>> start RECORDED INFORMATION
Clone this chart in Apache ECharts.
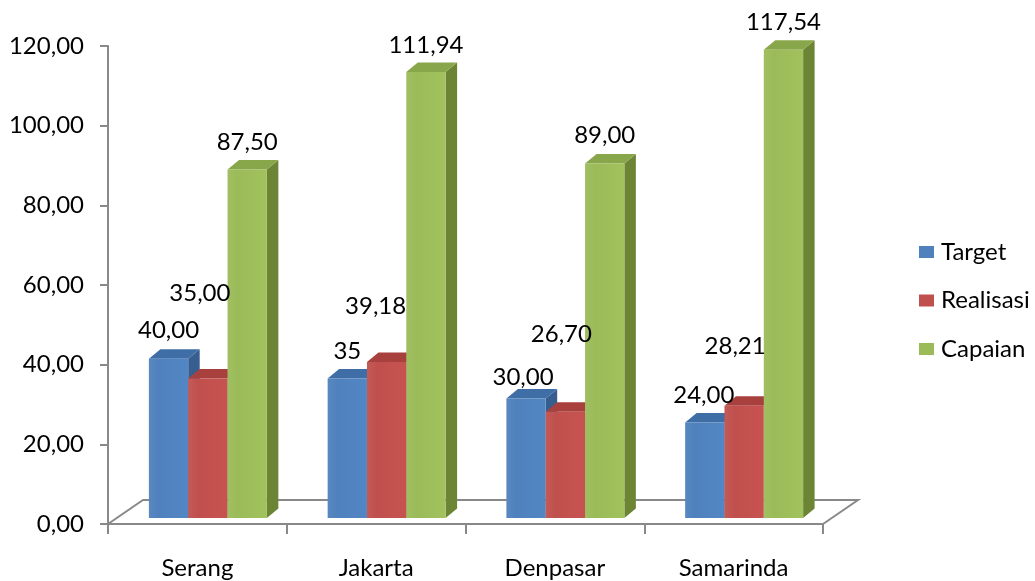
<!DOCTYPE html>
<html><head><meta charset="utf-8">
<script src="https://cdn.jsdelivr.net/npm/echarts@6/dist/echarts.min.js"></script>
<style>html,body{margin:0;padding:0;background:#fff}#c{width:1035px;height:581px}</style>
</head><body><div id="c"></div>
<script>
// ---- data ----
const categories = ['Serang', 'Jakarta', 'Denpasar', 'Samarinda'];
const seriesNames = ['Target', 'Realisasi', 'Capaian'];
const target = [40.00, 35, 30.00, 24.00];
const targetDecimals = [2, 0, 2, 2];
const realisasi = [35.00, 39.18, 26.70, 28.21];
const capaian = [87.50, 111.94, 89.00, 117.54];
const yMin = 0, yMax = 120, yStep = 20;

// ---- style / layout ----
const FONT = 'Lato';
const FS = 24;
const frontCol = ['#4F81BD', '#C0504D', '#9BBB59'];
const topCol = ['#3F6DA6', '#A8413E', '#88A64A'];
const sideCol = ['#365E8F', '#8F3734', '#6C8535'];
const BAR_FRAC = 0.22;     // bar width as part of category band
const GROUP_SHIFT = 10.5;  // px, depth shift of bars to the right
const LIFT = 6;            // px, depth shift of bars upward
const DX = 11.5, DY = 9.5; // bar depth
const FDX = 35, FDY = 24;  // floor depth
const AXIS_COL = '#898989';
// label offsets [dx, dy] relative to the top-front centre of each bar
const labelOffsets = [
  [[0, -28], [0, -27], [-3, -21], [-1, -27]],
  [[-8, -85], [-11, -56], [-4, -77], [-9, -59]],
  [[0, -27], [0, -27], [0, -28], [0, -28]]
];
const decimalsFor = [targetDecimals, [2, 2, 2, 2], [2, 2, 2, 2]];

function fmt(v, d) { return v.toFixed(d).replace('.', ','); }

function makeBarRender(k) {
  return function (params, api) {
    const idx = api.value(0);
    const val = api.value(1);
    const base = api.coord([idx, 0]);
    const topPt = api.coord([idx, val]);
    const band = api.size([1, 0])[0];
    const w = band * BAR_FRAC;
    const cx = base[0] + GROUP_SHIFT + (k - 1) * w;
    const x0 = cx - w / 2, x1 = cx + w / 2;
    const yb = base[1] - LIFT, yt = topPt[1] - LIFT;
    const off = labelOffsets[k][idx];
    return {
      type: 'group',
      children: [
        { type: 'polygon', shape: { points: [[x1, yt], [x1 + DX, yt - DY], [x1 + DX, yb - DY], [x1, yb]] },
          style: { fill: sideCol[k] } },
        { type: 'polygon', shape: { points: [[x0, yt], [x0 + DX, yt - DY], [x1 + DX, yt - DY], [x1, yt]] },
          style: { fill: topCol[k] } },
        { type: 'rect', shape: { x: x0, y: yt, width: w, height: yb - yt },
          style: { fill: {
            type: 'linear', x: 0, y: 0, x2: 1, y2: 0,
            colorStops: [
              { offset: 0, color: echarts.color.lift(frontCol[k], 0.06) },
              { offset: 0.25, color: frontCol[k] },
              { offset: 1, color: echarts.color.lift(frontCol[k], -0.04) }
            ] } } },
        { type: 'text', z2: 100,
          style: { text: fmt(val, decimalsFor[k][idx]), x: cx + off[0], y: yt + off[1],
            align: 'center', verticalAlign: 'middle', fontFamily: FONT, fontSize: FS, fill: '#000' } }
      ]
    };
  };
}

function renderFloor(params, api) {
  const cs = params.coordSys;
  const bx = cs.x, by = cs.y + cs.height, bw = cs.width;
  return {
    type: 'polyline',
    shape: { points: [[bx, by], [bx + FDX, by - FDY], [bx + bw + FDX, by - FDY], [bx + bw, by]] },
    style: { fill: null, stroke: AXIS_COL, lineWidth: 2 }
  };
}

const valueSets = [target, realisasi, capaian];
const series = [{
  type: 'custom', name: 'floor', renderItem: renderFloor, data: [[0, 0]], z: 1, silent: true
}];
valueSets.forEach((vals, k) => {
  series.push({
    type: 'custom', name: seriesNames[k], z: 2,
    itemStyle: { color: frontCol[k] },
    renderItem: makeBarRender(k),
    encode: { x: 0, y: 1 },
    data: vals.map((v, i) => [i, v])
  });
});

const chart = echarts.init(document.getElementById('c'), null, { renderer: 'canvas' });
chart.setOption({
  animation: false,
  backgroundColor: '#fff',
  grid: { left: 108, right: 212, top: 46, bottom: 57 },
  legend: {
    data: seriesNames, orient: 'vertical', left: 914, top: 235,
    itemWidth: 15, itemHeight: 12, itemGap: 24.5, icon: 'rect',
    textStyle: { fontFamily: FONT, fontSize: FS, color: '#000', padding: [0, 0, 0, 2] }
  },
  xAxis: {
    type: 'category', data: categories,
    axisLine: { show: true, lineStyle: { color: AXIS_COL, width: 2 } },
    axisTick: { show: true, length: 10, lineStyle: { color: AXIS_COL, width: 2 } },
    axisLabel: { margin: 32, fontFamily: FONT, fontSize: FS, color: '#000' },
    splitLine: { show: false }
  },
  yAxis: {
    type: 'value', min: yMin, max: yMax, interval: yStep,
    axisLine: { show: true, lineStyle: { color: AXIS_COL, width: 2 } },
    axisTick: { show: true, length: 8, lineStyle: { color: AXIS_COL, width: 2 } },
    axisLabel: { margin: 24, fontFamily: FONT, fontSize: FS, color: '#000',
      formatter: v => fmt(v, 2) },
    splitLine: { show: false }
  },
  series: series
});
</script></body></html>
>> end RECORDED INFORMATION
PROBLEM DETAILS ▸ Reproduce the material above in full and without alteration, but skip all pictures.

EXERCISE OUTPUT ▸
Clone this chart in Apache ECharts.
<!DOCTYPE html>
<html><head><meta charset="utf-8">
<script src="https://cdn.jsdelivr.net/npm/echarts@6/dist/echarts.min.js"></script>
<style>html,body{margin:0;padding:0;background:#fff}#c{width:1035px;height:581px}</style>
</head><body><div id="c"></div>
<script>
// ---- data ----
const categories = ['Serang', 'Jakarta', 'Denpasar', 'Samarinda'];
const seriesNames = ['Target', 'Realisasi', 'Capaian'];
const target = [40.00, 35, 30.00, 24.00];
const targetDecimals = [2, 0, 2, 2];
const realisasi = [35.00, 39.18, 26.70, 28.21];
const capaian = [87.50, 111.94, 89.00, 117.54];
const yMin = 0, yMax = 120, yStep = 20;

// ---- style / layout ----
const FONT = 'Lato';
const FS = 24;
const frontCol = ['#4F81BD', '#C0504D', '#9BBB59'];
const topCol = ['#3F6DA6', '#A8413E', '#88A64A'];
const sideCol = ['#365E8F', '#8F3734', '#6C8535'];
const BAR_FRAC = 0.22;     // bar width as part of category band
const GROUP_SHIFT = 10.5;  // px, depth shift of bars to the right
const LIFT = 6;            // px, depth shift of bars upward
const DX = 11.5, DY = 9.5; // bar depth
const FDX = 35, FDY = 24;  // floor depth
const AXIS_COL = '#898989';
// label offsets [dx, dy] relative to the top-front centre of each bar
const labelOffsets = [
  [[0, -28], [0, -27], [-3, -21], [-1, -27]],
  [[-8, -85], [-11, -56], [-4, -77], [-9, -59]],
  [[0, -27], [0, -27], [0, -28], [0, -28]]
];
const decimalsFor = [targetDecimals, [2, 2, 2, 2], [2, 2, 2, 2]];

function fmt(v, d) { return v.toFixed(d).replace('.', ','); }

function makeBarRender(k) {
  return function (params, api) {
    const idx = api.value(0);
    const val = api.value(1);
    const base = api.coord([idx, 0]);
    const topPt = api.coord([idx, val]);
    const band = api.size([1, 0])[0];
    const w = band * BAR_FRAC;
    const cx = base[0] + GROUP_SHIFT + (k - 1) * w;
    const x0 = cx - w / 2, x1 = cx + w / 2;
    const yb = base[1] - LIFT, yt = topPt[1] - LIFT;
    const off = labelOffsets[k][idx];
    return {
      type: 'group',
      children: [
        { type: 'polygon', shape: { points: [[x1, yt], [x1 + DX, yt - DY], [x1 + DX, yb - DY], [x1, yb]] },
          style: { fill: sideCol[k] } },
        { type: 'polygon', shape: { points: [[x0, yt], [x0 + DX, yt - DY], [x1 + DX, yt - DY], [x1, yt]] },
          style: { fill: topCol[k] } },
        { type: 'rect', shape: { x: x0, y: yt, width: w, height: yb - yt },
          style: { fill: {
            type: 'linear', x: 0, y: 0, x2: 1, y2: 0,
            colorStops: [
              { offset: 0, color: echarts.color.lift(frontCol[k], 0.06) },
              { offset: 0.25, color: frontCol[k] },
              { offset: 1, color: echarts.color.lift(frontCol[k], -0.04) }
            ] } } },
        { type: 'text', z2: 100,
          style: { text: fmt(val, decimalsFor[k][idx]), x: cx + off[0], y: yt + off[1],
            align: 'center', verticalAlign: 'middle', fontFamily: FONT, fontSize: FS, fill: '#000' } }
      ]
    };
  };
}

function renderFloor(params, api) {
  const cs = params.coordSys;
  const bx = cs.x, by = cs.y + cs.height, bw = cs.width;
  return {
    type: 'polyline',
    shape: { points: [[bx, by], [bx + FDX, by - FDY], [bx + bw + FDX, by - FDY], [bx + bw, by]] },
    style: { fill: null, stroke: AXIS_COL, lineWidth: 2 }
  };
}

const valueSets = [target, realisasi, capaian];
const series = [{
  type: 'custom', name: 'floor', renderItem: renderFloor, data: [[0, 0]], z: 1, silent: true
}];
valueSets.forEach((vals, k) => {
  series.push({
    type: 'custom', name: seriesNames[k], z: 2,
    itemStyle: { color: frontCol[k] },
    renderItem: makeBarRender(k),
    encode: { x: 0, y: 1 },
    data: vals.map((v, i) => [i, v])
  });
});

const chart = echarts.init(document.getElementById('c'), null, { renderer: 'canvas' });
chart.setOption({
  animation: false,
  backgroundColor: '#fff',
  grid: { left: 108, right: 212, top: 46, bottom: 57 },
  legend: {
    data: seriesNames, orient: 'vertical', left: 914, top: 235,
    itemWidth: 15, itemHeight: 12, itemGap: 24.5, icon: 'rect',
    textStyle: { fontFamily: FONT, fontSize: FS, color: '#000', padding: [0, 0, 0, 2] }
  },
  xAxis: {
    type: 'category', data: categories,
    axisLine: { show: true, lineStyle: { color: AXIS_COL, width: 2 } },
    axisTick: { show: true, length: 10, lineStyle: { color: AXIS_COL, width: 2 } },
    axisLabel: { margin: 32, fontFamily: FONT, fontSize: FS, color: '#000' },
    splitLine: { show: false }
  },
  yAxis: {
    type: 'value', min: yMin, max: yMax, interval: yStep,
    axisLine: { show: true, lineStyle: { color: AXIS_COL, width: 2 } },
    axisTick: { show: true, length: 8, lineStyle: { color: AXIS_COL, width: 2 } },
    axisLabel: { margin: 24, fontFamily: FONT, fontSize: FS, color: '#000',
      formatter: v => fmt(v, 2) },
    splitLine: { show: false }
  },
  series: series
});
</script></body></html>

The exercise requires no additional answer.